8. It is clear that there is a rational connection between requiring consent for union access to the workplace and employers controlling access to their workplaces.

9. We consider that, if engaged, the right to freedom of association is limited no more than is reasonably necessary to achieve the objective of cl 6. We note that there are provisions in the Bill and the Act to ensure union access to a workplace. An

employer cannot unreasonably refuse consent to union access. If an employer does not respond within the specified time frame, consent is deemed to have been given. Any refusal must be in writing and can be the subject of mediation and/or brought to the attention of the Employment Relations Authority and/or the Employment Court under the Act. The Bill also provides an exemption from cl 6 where there are health and safety concerns. The Department advises that in the main, union

representatives currently seek consent before entering the workplace and employers give consent. The Department further advises that the Bill’s intention is not to unreasonably limit access of workers to their union representatives, nor to unreasonably intrude into union business.

10. We consider that the transitory limit to the freedom of association (if any) is proportional to the objective to allow employers to reasonably control access to the workplace.

Conclusion

11. We have concluded that the Bill appears to be consistent with the rights and freedoms affirmed in the Bill of Rights Act. This advice has been prepared by the Public Law Group and the Office of Legal Counsel.

Jeff Orr

Chief Legal Counsel

Office of Legal Counsel

Footnotes:

1. Butler, Andrew and Petra The New Zealand Bill of Rights Act: A Commentary

(Wellington: 2005) para 15.7.2.

2. New Zealand Fire Service Commission v Ivamy [1996] 2 NZLR 578, 597 (CA).

In addition to the general disclaimer for all documents on this website, please note the following: This advice was prepared to assist the Attorney-General to determine whether a report should be made to Parliament under s 7 of the New Zealand Bill of Rights Act 1990 in relation to the Employment Relations Amendment Bill.
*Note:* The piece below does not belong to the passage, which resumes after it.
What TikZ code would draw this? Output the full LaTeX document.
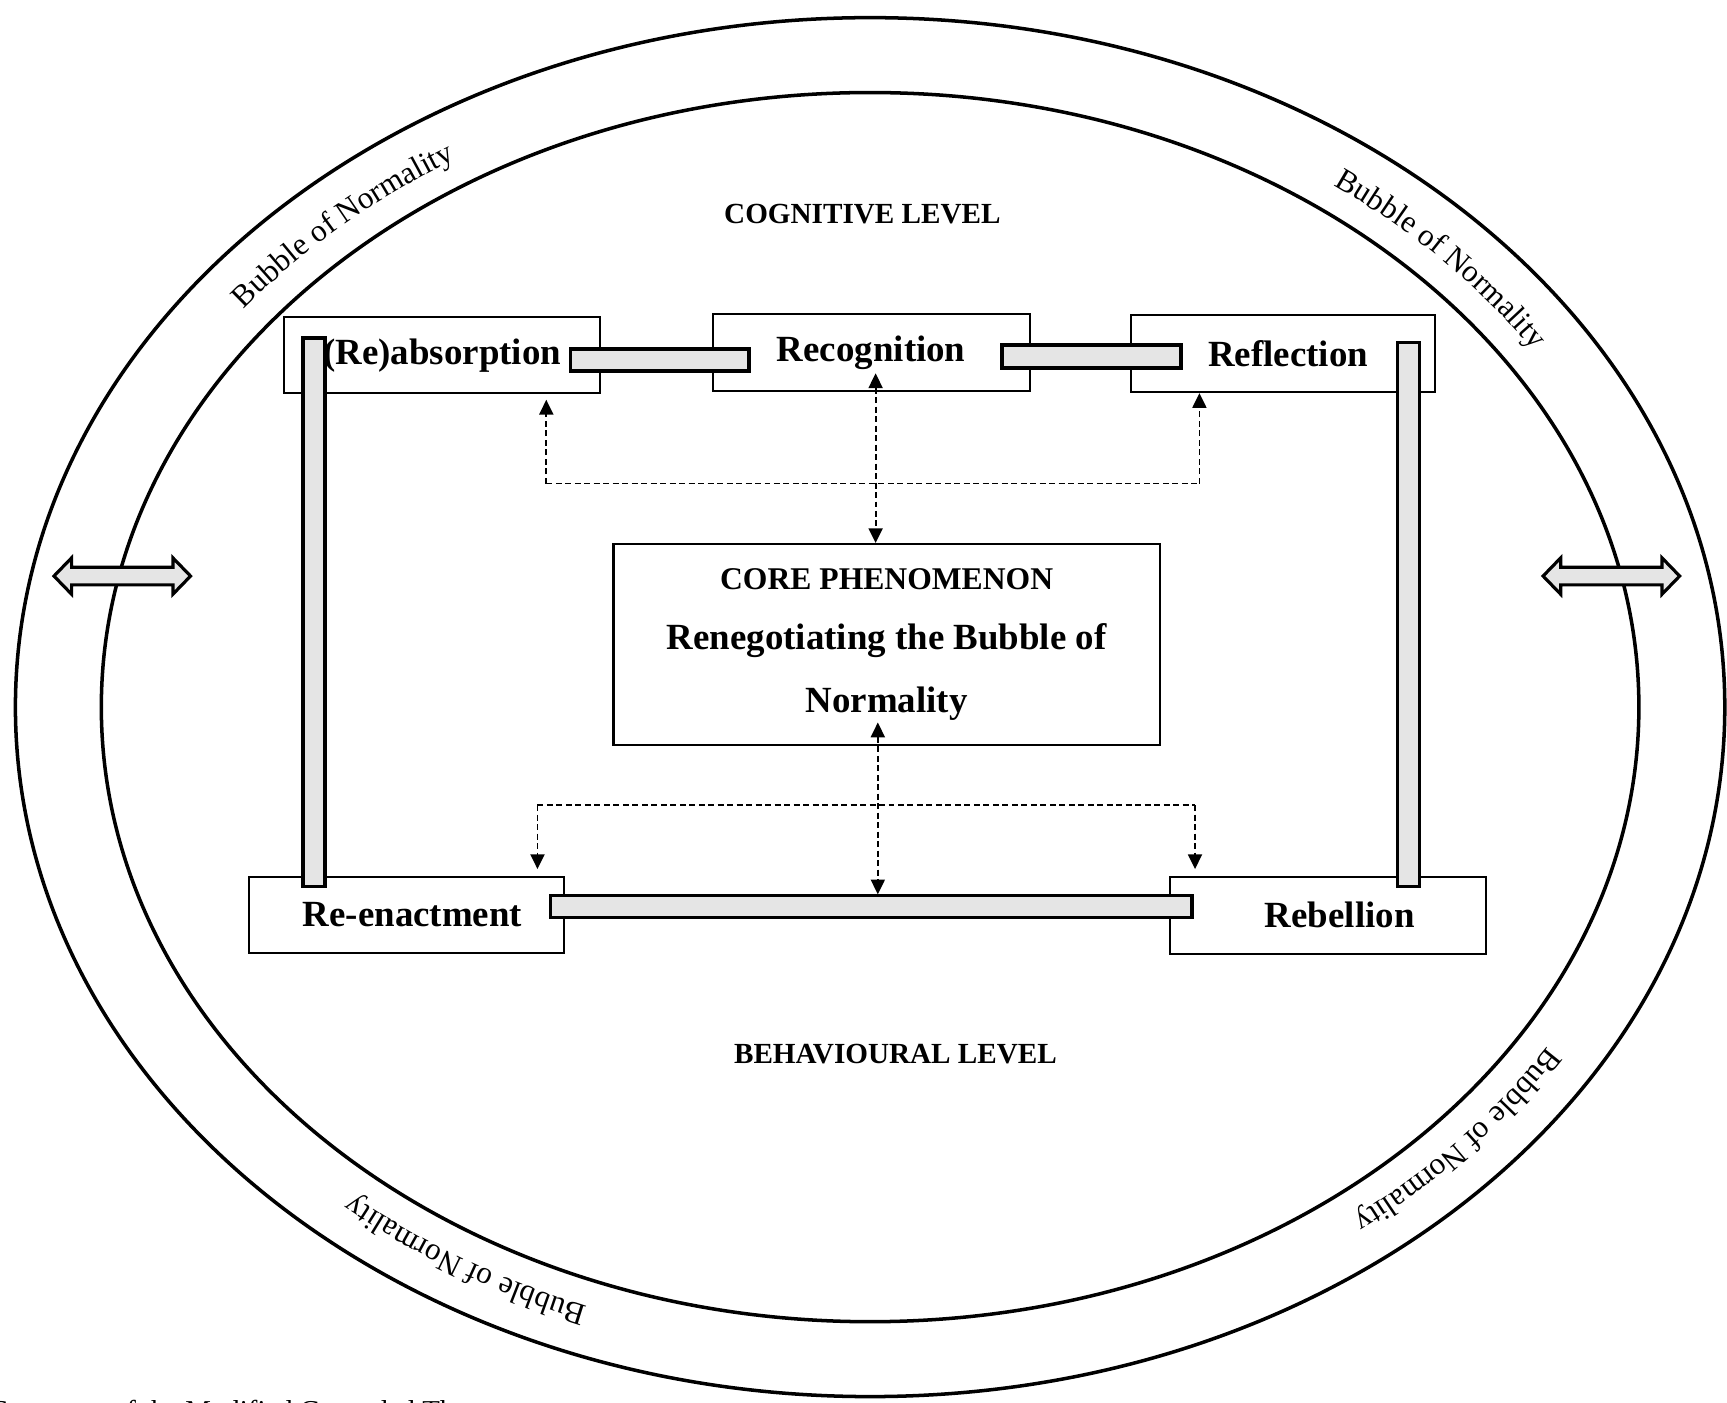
\documentclass[tikz,border=0pt]{standalone}
\usepackage{fontspec}
\setmainfont{Liberation Serif}
\usetikzlibrary{arrows.meta,calc,decorations.text}

\tikzset{
  stage/.style={draw, line width=0.6pt, inner sep=0pt, font=\fontsize{10.5}{13}\selectfont\bfseries},
  bar/.style={draw, line width=1pt, fill=black!10},
  level/.style={font=\fontsize{8.3}{10}\selectfont\bfseries},
  link/.style={line width=0.5pt, dash pattern=on 1.7pt off 1pt},
  linkarrow/.style={link, -{Triangle[length=4.2pt,width=4pt]}},
  linkboth/.style={link, {Triangle[length=4.2pt,width=4pt]}-{Triangle[length=4.2pt,width=4pt]}}
}

\newcommand{\bubbletext}[1]{%
  \path[decorate, decoration={text along path, text align=center,
      text={|\fontsize{8.9}{11}\selectfont|Bubble of Normality}}]
    ($(790,642)+({725*cos(#1-30)},{582*sin(#1-30)})$)
    arc[start angle=#1-30, end angle=#1+30, x radius=725, y radius=582];}
\newcommand{\twoway}[1]{%
  \draw[bar, line width=0.9pt] (#1) ++(-62,0) -- ++(16,-16.5) -- ++(0,8.5) -- ++(92,0) -- ++(0,-8.5)
    -- ++(16,16.5) -- ++(-16,16.5) -- ++(0,-8.5) -- ++(-92,0) -- ++(0,8.5) -- cycle;}

\begin{document}
\begin{tikzpicture}[x=0.011014cm, y=-0.011014cm]
\useasboundingbox (0,0) rectangle (1568,1273);
\clip (0,0) rectangle (1568,1273);

\draw [line width=1pt] (790,642) ellipse [x radius=776, y radius=626];
\draw [line width=1pt] (790,642) ellipse [x radius=698, y radius=558];
\bubbletext{227.2}
\bubbletext{317.2}
\bubbletext{41}
\bubbletext{121.7}

\twoway{111,523}
\twoway{1463,523}

\node[level] (cog) at (783,194) {COGNITIVE LEVEL};
\node[level] (beh) at (813,957) {BEHAVIOURAL LEVEL};

\node[stage, minimum width=3.161cm, minimum height=0.760cm] (reab) at (401.5,322.5) {(Re)absorption};
\node[stage, minimum width=3.172cm, minimum height=0.771cm] (recog) at (791,320) {Recognition};
\node[stage, minimum width=3.040cm, minimum height=0.771cm] (refl) at (1165,321) {\hspace*{0.1cm}Reflection};
\node[stage, minimum width=3.150cm, minimum height=0.760cm] (reen) at (369,830.5) {\hspace*{0.12cm}Re-enactment};
\node[stage, minimum width=3.161cm, minimum height=0.771cm] (rebel) at (1205.5,831) {\hspace*{0.24cm}Rebellion};
\node[stage, minimum width=5.463cm, minimum height=2.005cm, align=center] (core) at (805,585)
  {{\fontsize{9}{13}\selectfont CORE PHENOMENON}\\[4.2pt] Renegotiating the Bubble of\\[4.9pt] Normality};

\draw[bar] ($(reab.east)+(-28,-5.5)$) rectangle ($(recog.west)+(34,17)$);
\draw[bar] ($(recog.east)+(-26,-7)$) rectangle ($(refl.west)+(46,13)$);
\draw[bar] ($(reab.north west)+(18,20)$) rectangle ($(reen.north west)+(70,10)$);
\draw[bar] ($(refl.north east)+(-35,26)$) rectangle ($(rebel.north east)+(-61,10)$);
\draw[bar] ($(reen.east)+(-13,-17.5)$) rectangle ($(rebel.west)+(21,2)$);

\coordinate (cogL) at (496,439);
\coordinate (cogR) at (1089,439);
\draw[link] (cogL) -- (cogR);
\draw[linkarrow] (cogL) -- ($(cogL |- reab.south)+(0,5)$);
\draw[linkarrow] (cogR) -- (cogR |- refl.south);
\draw[linkboth] ($(recog.south)+(4,-17)$) -- ($(core.north)+(-10,0)$);

\coordinate (behL) at (488,731);
\coordinate (behR) at (1085,731);
\draw[link] (behL) -- (behR);
\draw[linkarrow] (behL) -- ($(behL |- reen.north)+(0,-6)$);
\draw[linkarrow] (behR) -- ($(behR |- rebel.north)+(0,-6)$);
\draw[linkboth] ($(core.south)+(-8,-21)$) -- ($(core.south)+(-8,135)$);

\node[anchor=base west, font=\fontsize{8.2}{10}\selectfont] (caption) at (-18,1290)
  {Summary of the Modified Grounded Theory};
\end{tikzpicture}
\end{document}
It should not be used or acted upon for any other purpose. The advice does no more than assess whether the Bill complies with the minimum guarantees contained in the New Zealand Bill of Rights Act. The release of this advice should not be taken to indicate that the Attorney-General agrees with all aspects of it, nor does its release constitute a general waiver of legal professional privilege in respect

of this or any other matter. Whilst care has been taken to ensure that this document is an

accurate reproduction of the advice provided to the Attorney-General, neither the Ministry of Justice nor the Crown Law Office accepts any liability for any errors or omissions.